In the 1700-1800’s, the use of African American slaves for backbreaking, unpaid work was at its prime. Despite the terrible conditions that slaves were forced to deal with, slave owners managed to convince themselves and others that it was not the abhorrent work it was thought to be. However, in the mid-1800’s, Northern and southern Americans were becoming more aware of the trauma that slaves were facing in the South. Soon, an abolitionist group began in protest, but still people doubted and questioned it.
“The people of the great vessel were wicked: when we had been shipped, they took away all the small pieces of cloth which were on our bodies, and threw them into the water, then they took chains and tethered two together. Every morning they had to take the man, and throw them into the water,” (First Hand Accounts Case Study). This quote suggests that the crew expressed little sympathy to slaves. This is demonstrated in the novel by Paula Fox The Slave Dancer.

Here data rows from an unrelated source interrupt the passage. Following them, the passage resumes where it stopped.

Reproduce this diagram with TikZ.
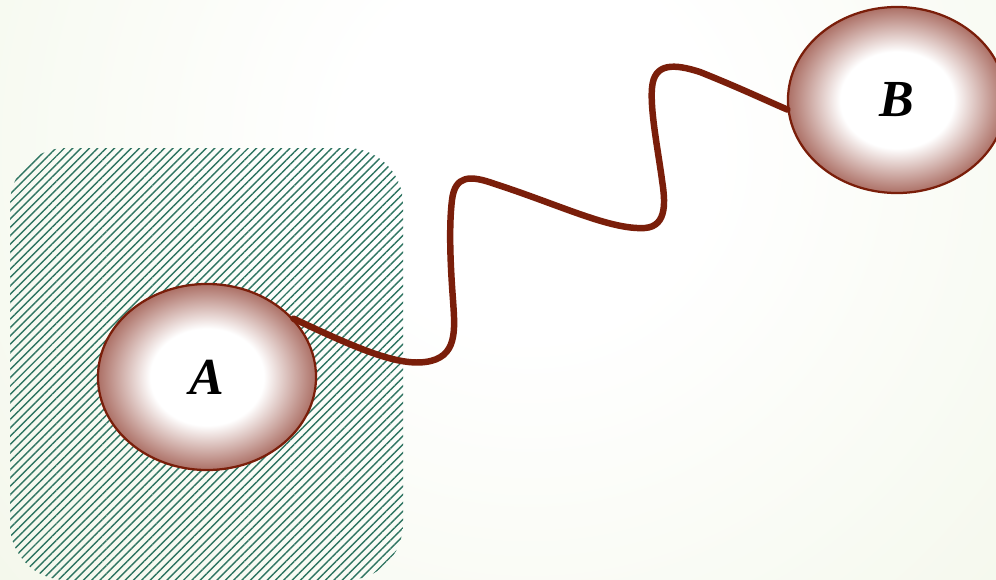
\documentclass[tikz,border=0pt]{standalone}
\usepackage{fontspec}
\setmainfont{Liberation Serif}
\usepackage{xcolor}
\usetikzlibrary{shapes.geometric,patterns.meta}

\definecolor{bgout}{RGB}{234,241,218}
\definecolor{hatch}{RGB}{46,116,97}
\definecolor{wire}{RGB}{122,30,10}
\definecolor{blob}{RGB}{172,112,102}
\pgfdeclareradialshading{bgshade}{\pgfpoint{0bp}{0bp}}{color(0bp)=(white);color(4bp)=(white);color(25bp)=(bgout);color(50bp)=(bgout)}
\pgfdeclareradialshading{blobshade}{\pgfpoint{0bp}{0bp}}{color(0bp)=(white);color(13bp)=(white);color(25bp)=(blob);color(50bp)=(blob)}

\tikzset{
  site/.style={ellipse,draw=wire,line width=1.6pt,shading=blobshade,
    minimum width=5.45cm,minimum height=4.65cm,inner sep=0pt,
    font=\fontsize{37}{40}\selectfont\bfseries\itshape},
  wave/.style={draw=wire,line width=4.6pt,line cap=round}
}

\begin{document}
\begin{tikzpicture}[x=0.025cm,y=-0.025cm]
\useasboundingbox (0,0) rectangle (996,580);
\begin{scope}
\clip (0,0) rectangle (996,580);
% background glow
\shade[shading=bgshade] (530,150) circle (1150);
% hatched region
\fill[pattern={Lines[angle=45,distance=4.2pt,line width=1pt]},pattern color=hatch,
  rounded corners=1.4cm] (10,148) rectangle (403,580);
\node[site] (A) at (207,377) {A};
\node[site] (B) at (897,100) {B};
% the wiggly link
\draw[wave] (A.34) .. controls (350,345) and (395,366) .. (425,362)
  .. controls (458,358) and (455,330) .. (453,300)
  .. controls (450,260) and (449,225) .. (452,200)
  .. controls (455,175) and (470,175) .. (495,184)
  .. controls (560,205) and (610,230) .. (645,228)
  .. controls (668,226) and (665,200) .. (662,180)
  .. controls (658,150) and (650,110) .. (652,88)
  .. controls (654,62) and (675,64) .. (700,72)
  .. controls (740,88) and (765,100) .. (B.185);
\end{scope}
\end{tikzpicture}
\end{document}
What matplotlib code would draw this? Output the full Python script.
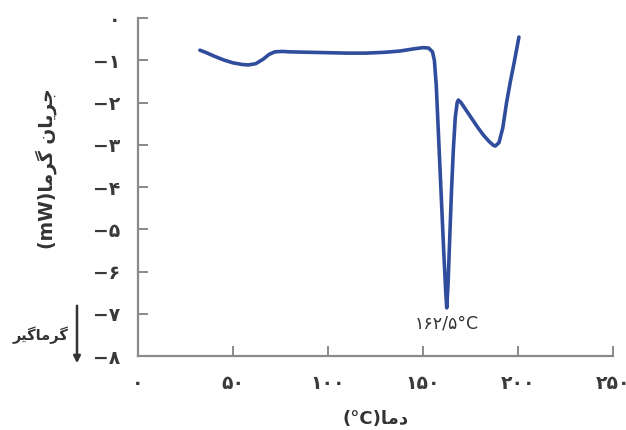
import matplotlib
matplotlib.use("Agg")
import matplotlib.pyplot as plt

plt.rcParams['font.family'] = ['DejaVu Sans']

# DSC trace: temperature (°C) vs heat flow (mW)
temperature = [32.6, 36, 40, 45, 50, 55, 58, 62, 66, 69, 72, 76, 80, 90, 100,
               110, 120, 130, 138, 145, 150, 153, 155, 156, 157, 158, 159, 160,
               161, 162, 162.5, 163.2, 164, 165, 166, 167, 168, 168.6, 170, 173,
               176, 179, 182, 185, 187, 188, 190, 192, 194, 196, 198, 200.5]
heat_flow = [-0.76, -0.82, -0.90, -0.99, -1.06, -1.10, -1.11, -1.08, -0.97, -0.86,
             -0.80, -0.79, -0.80, -0.81, -0.82, -0.83, -0.83, -0.81, -0.78, -0.73,
             -0.70, -0.71, -0.80, -1.00, -1.60, -2.60, -3.60, -4.60, -5.60, -6.50,
             -6.86, -6.30, -5.30, -4.10, -3.10, -2.35, -2.00, -1.94, -2.00, -2.20,
             -2.40, -2.60, -2.78, -2.93, -3.01, -3.03, -2.95, -2.60, -2.00, -1.50,
             -1.05, -0.45]

peak_temp = 162.5
peak_flow = -6.86

x_ticks = [0, 50, 100, 150, 200, 250]
x_tick_labels = ['۰', '۵۰', '۱۰۰', '۱۵۰', '۲۰۰', '۲۵۰']
y_ticks = [0, -1, -2, -3, -4, -5, -6, -7, -8]
y_tick_labels = ['۰', '−۱', '−۲', '−۳', '−۴', '−۵', '−۶', '−۷', '−۸']

# Persian strings written in visual order with Arabic presentation forms
x_label = '(°C)' + '\uFE8E\uFEE3\uFEA9'                      # دما(°C)
y_label = '(mW)' + '\uFE8E\uFEE3\uFEAE\uFB94' + ' ' + '\uFEE5\uFE8E\uFBFE\uFEAE\uFE9F'  # جریان گرما(mW)
endo_label = '\uFEAE\uFBFF\uFB94\uFE8E\uFEE3\uFEAE\uFB94'   # گرماگیر
peak_label = '۱۶۲/۵°C'

fig = plt.figure(figsize=(6.26, 4.30), dpi=100)
ax = fig.add_axes([0.2204, 0.172, 0.7588, 0.786])

ax.plot(temperature, heat_flow, color='#2f4d9c', lw=2.6, solid_capstyle='round',
        solid_joinstyle='round')

ax.set_xlim(0, 250)
ax.set_ylim(-8, 0)
ax.set_xticks(x_ticks)
ax.set_xticklabels(x_tick_labels, fontweight='bold')
ax.set_yticks(y_ticks)
ax.set_yticklabels(y_tick_labels, fontweight='bold')

for side in ('top', 'right'):
    ax.spines[side].set_visible(False)
for side in ('left', 'bottom'):
    ax.spines[side].set_color('#8a8a8a')
    ax.spines[side].set_linewidth(1.6)

ax.tick_params(axis='both', direction='in', length=7, width=1.4, color='#8a8a8a',
               labelcolor='#3a3a3a', labelsize=13.5)
ax.tick_params(axis='y', pad=13)
ax.tick_params(axis='x', pad=13)

ax.set_xlabel(x_label, fontsize=13, color='#333333', fontweight='bold')
ax.xaxis.set_label_coords(0.50, -0.16)
ax.set_ylabel(y_label, fontsize=13.5, color='#333333', fontweight='bold')
ax.yaxis.set_label_coords(-0.17, 0.555)

ax.annotate(peak_label, xy=(peak_temp, peak_flow), xytext=(0, -5),
            textcoords='offset points', ha='center', va='top',
            fontsize=12.5, color='#333333')

# Endothermic direction marker
fig.add_artist(matplotlib.patches.FancyArrowPatch(
    (77 / 626, 1 - 303 / 430), (77 / 626, 1 - 366 / 430),
    transform=fig.transFigure, arrowstyle='-|>', mutation_scale=10,
    color='#333333', lw=1.8))
fig.text(41 / 626, 1 - 335 / 430, endo_label, ha='center', va='center',
         fontsize=10.5, color='#333333', fontweight='bold')

fig.savefig('out.png', dpi=100)
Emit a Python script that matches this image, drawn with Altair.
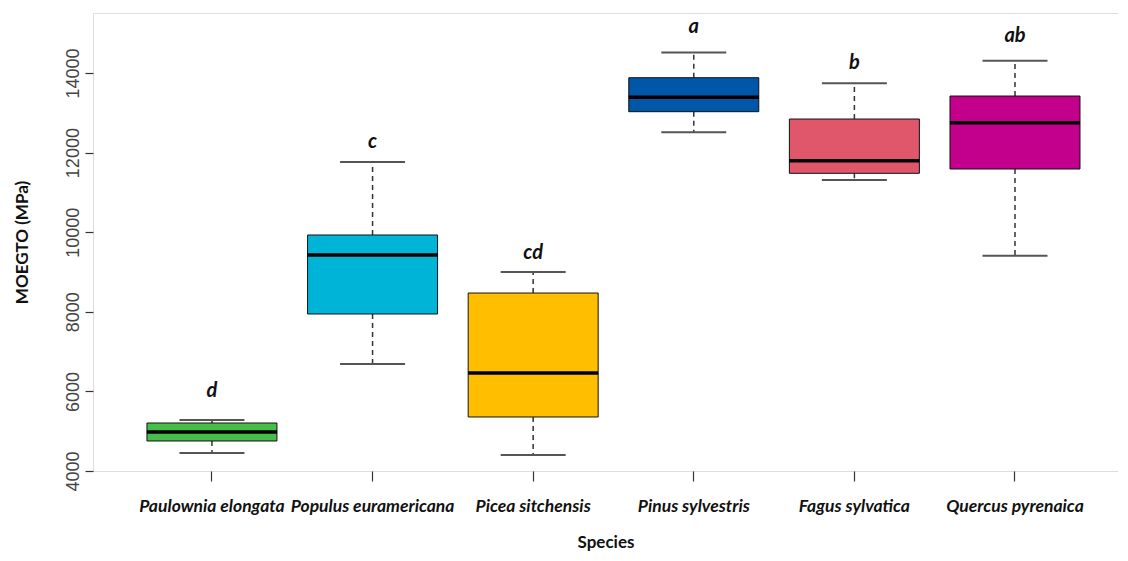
import altair as alt
import pandas as pd

species = ["Paulownia elongata", "Populus euramericana", "Picea sitchensis",
           "Pinus sylvestris", "Fagus sylvatica", "Quercus pyrenaica"]
whisker_low = [4452, 6688, 4402, 12510, 11312, 9410]
q1 = [4754, 7945, 5357, 13028, 11480, 11588]
median = [4980, 9427, 6462, 13389, 11796, 12751]
q3 = [5206, 9930, 8472, 13882, 12844, 13422]
whisker_high = [5281, 11764, 9000, 14513, 13741, 14309]
letters = ["d", "c", "cd", "a", "b", "ab"]
letter_y = [5859, 12108, 9319, 15005, 14101, 14771]
colors = ["#47BE4A", "#00B4D8", "#FFBE00", "#0057A8", "#E0566B", "#C2008B"]
y_ticks = [4000, 6000, 8000, 10000, 12000, 14000]

df = pd.DataFrame({
    "species": species,
    "wlo": whisker_low,
    "q1": q1,
    "med": median,
    "q3": q3,
    "whi": whisker_high,
    "letter": letters,
    "ly": letter_y,
})

YT = "MOEGTO (MPa)"
yscale = alt.Scale(domain=[4000, 15508], nice=False, zero=False)

x = alt.X(
    "species:N", sort=species,
    scale=alt.Scale(paddingInner=0, paddingOuter=0.191, align=0.63),
    axis=alt.Axis(
        title="Species", labelAngle=0, labelFont="Lato", labelFontStyle="italic",
        labelFontWeight="bold", labelFontSize=17.5, labelColor="#111",
        tickSize=10, tickColor="#333", tickWidth=1.2, labelPadding=16, domain=False,
        titleFont="Lato", titleFontWeight="bold", titleFontSize=17, titleColor="#111",
        titlePadding=20, grid=False,
    ),
)

def Y(field):
    return alt.Y(
        f"{field}:Q", scale=yscale, title=YT,
        axis=alt.Axis(
            values=y_ticks, format="d", labelAngle=270, labelAlign="center",
            labelBaseline="bottom", labelFont="Liberation Sans", labelFontSize=18,
            labelColor="#444", labelPadding=3, tickSize=8, tickColor="#333",
            tickWidth=1.2, domain=False, grid=False, titleFont="Lato",
            titleFontWeight="bold", titleFontSize=17, titleColor="#111",
            titlePadding=33,
        ),
    )

base = alt.Chart(df)

whisk_hi = base.mark_rule(strokeDash=[5, 4], color="#333", strokeWidth=1.5).encode(
    x=x, y=Y("q3"), y2="whi:Q")
whisk_lo = base.mark_rule(strokeDash=[5, 4], color="#333", strokeWidth=1.5).encode(
    x=x, y=Y("q1"), y2="wlo:Q")
cap_hi = base.mark_tick(size=65, thickness=2, color="#555", opacity=1).encode(
    x=x, y=Y("whi"))
cap_lo = base.mark_tick(size=65, thickness=2, color="#555", opacity=1).encode(
    x=x, y=Y("wlo"))
boxes = base.mark_bar(size=130, stroke="#111", strokeWidth=1, opacity=1).encode(
    x=x, y=Y("q1"), y2="q3:Q",
    color=alt.Color("species:N", scale=alt.Scale(domain=species, range=colors), legend=None),
)
meds = base.mark_tick(size=130, thickness=3.5, color="#000", opacity=1).encode(
    x=x, y=Y("med"))
labels = base.mark_text(font="Lato", fontStyle="italic", fontWeight="bold", fontSize=20,
                        baseline="alphabetic", color="#111").encode(
    x=x, y=Y("ly"), text="letter:N")

chart = alt.layer(whisk_hi, whisk_lo, cap_hi, cap_lo, boxes, meds, labels).properties(
    width=1025, height=458,
    autosize=alt.AutoSizeParams(type="none"),
    padding={"left": 85, "top": 5, "right": 0, "bottom": 82},
).configure_view(stroke="#111", strokeWidth=2).configure(background="white")

chart.save("out.html", embed_options={"renderer": "svg", "actions": False})
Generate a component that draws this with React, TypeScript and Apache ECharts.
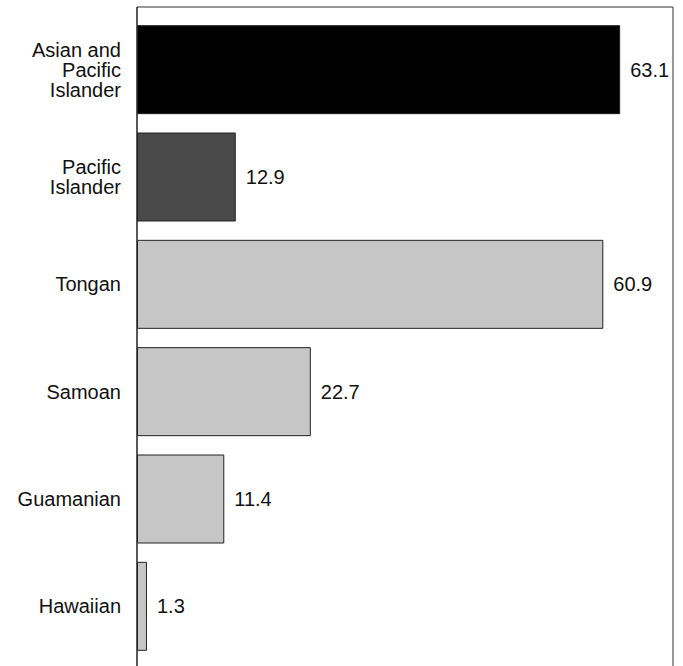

It was the most horrendous thing I had ever heard. “This ship, though a much smaller ship…. took on board at least six hundred Negroes . . . By purchasing so great a number, the slaves were so crowded that they were obliged to lie one upon another. This caused such a mortality among them that without meeting with unusually bad weather or having a longer voyage than common, nearly one half of them died before the ship arrived” (Alexander Falconbridge's Account of The Slave Trade, Module 5).